Congrats on the new role! Can you share your path to becoming a collection manager?
Thanks! I’ve actually worked in collections since undergrad. I majored in Fisheries and Wildlife Science at Oregon State University, and through an honors research project, I got involved in fish collections early on. I loved it—using specimens to study cryptic speciation and traveling to different museums helped me understand how collections operate.
When I came to U-M for grad school, I was excited to continue that work of research and outreach. I got to know the collection well through both research and teaching.
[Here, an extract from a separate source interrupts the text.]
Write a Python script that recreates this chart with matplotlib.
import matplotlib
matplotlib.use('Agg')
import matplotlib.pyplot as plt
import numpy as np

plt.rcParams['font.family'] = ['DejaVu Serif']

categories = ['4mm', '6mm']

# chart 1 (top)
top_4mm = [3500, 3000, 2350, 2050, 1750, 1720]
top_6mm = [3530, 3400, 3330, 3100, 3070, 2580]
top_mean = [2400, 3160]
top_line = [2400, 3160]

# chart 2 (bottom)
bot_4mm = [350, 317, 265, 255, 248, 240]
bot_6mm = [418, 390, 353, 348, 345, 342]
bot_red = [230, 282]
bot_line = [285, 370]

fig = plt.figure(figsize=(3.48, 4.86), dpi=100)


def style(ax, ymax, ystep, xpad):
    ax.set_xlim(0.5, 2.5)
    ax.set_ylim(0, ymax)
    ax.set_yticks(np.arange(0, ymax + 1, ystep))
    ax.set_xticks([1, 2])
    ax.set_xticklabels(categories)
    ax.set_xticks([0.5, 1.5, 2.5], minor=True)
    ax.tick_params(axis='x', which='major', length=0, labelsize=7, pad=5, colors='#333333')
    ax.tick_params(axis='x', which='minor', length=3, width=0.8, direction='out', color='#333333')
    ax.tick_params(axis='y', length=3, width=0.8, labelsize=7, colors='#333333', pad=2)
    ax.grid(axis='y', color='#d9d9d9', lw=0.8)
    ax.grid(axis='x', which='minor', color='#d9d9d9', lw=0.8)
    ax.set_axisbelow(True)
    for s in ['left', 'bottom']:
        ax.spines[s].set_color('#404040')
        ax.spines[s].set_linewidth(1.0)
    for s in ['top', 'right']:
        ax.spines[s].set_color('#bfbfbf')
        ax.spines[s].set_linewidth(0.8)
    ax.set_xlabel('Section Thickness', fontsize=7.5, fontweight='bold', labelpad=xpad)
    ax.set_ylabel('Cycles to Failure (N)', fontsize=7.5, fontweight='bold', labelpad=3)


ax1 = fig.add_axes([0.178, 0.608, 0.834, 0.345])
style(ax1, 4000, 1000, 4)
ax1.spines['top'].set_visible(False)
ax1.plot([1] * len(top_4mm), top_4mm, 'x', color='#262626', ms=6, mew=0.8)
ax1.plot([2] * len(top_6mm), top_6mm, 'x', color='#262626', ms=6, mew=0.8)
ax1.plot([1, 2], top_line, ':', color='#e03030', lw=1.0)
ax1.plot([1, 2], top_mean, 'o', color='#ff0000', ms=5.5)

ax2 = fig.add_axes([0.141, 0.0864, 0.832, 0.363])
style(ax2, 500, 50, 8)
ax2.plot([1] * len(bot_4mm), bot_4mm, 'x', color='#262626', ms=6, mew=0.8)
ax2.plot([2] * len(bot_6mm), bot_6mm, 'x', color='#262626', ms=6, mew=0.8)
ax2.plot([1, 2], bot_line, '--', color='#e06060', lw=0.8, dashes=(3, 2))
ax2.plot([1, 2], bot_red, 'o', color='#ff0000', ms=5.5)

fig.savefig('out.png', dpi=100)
So when this job opened up, it felt like a natural transition—from using the collection for my own work to helping others use it and managing it more broadly.
Are there big goals you're focusing on as you settle in?
One of my long-term goals is growing our Neotropical collection—especially our tissue samples. The area has really expanded under Dr. Hernán López-Fernández, Curator of Fishes, and I’d love to continue to grow it. Our specimens are an essential resource for researchers who might not have access to field sites in South America.
Digitization is a big focus, too. We have all kinds of valuable data—X-rays, field photos, specimen notes—that aren’t easily accessible. I’d love to build out searchable databases so researchers can access this kind of “extended specimen” data more easily.
What's new in the fish collection these days?
So much! We’re finishing up cataloging specimens from a Peru trip and adding samples from a recent Guyana expedition. We’re also working through historical collections that are meaningful because they contain specimens that are extremely rare, with only a handful known worldwide.
What about taxonomy? How do you keep the collection up to date?
It’s tricky. Our collection is massive, so we usually only make large-scale updates when taxonomic changes are well-established. We rely on expert visitors to help so it's a collaborative effort.
Do you have a favorite specimen?
Definitely! We have a two-headed trout that was originally in the teaching collection. We CT- and dice-scanned it. It has two fully formed heads, stomachs, and it was gravid! We also have irreplaceable specimens like extinct Chinese paddlefish and sturgeon from the former USSR. Those are incredible historical records that will never be collected again.
Who or what inspires you in science right now?
I really admire scientists doing field-based natural history—collecting diet data, habitat use, behavioral observations. That work often gets overshadowed by genomics and big-data approaches, but it’s essential. For example, in my own dissertation, I struggled to find diet data for many South American species—even though they’re “well-studied.” That kind of foundational data is still very much needed.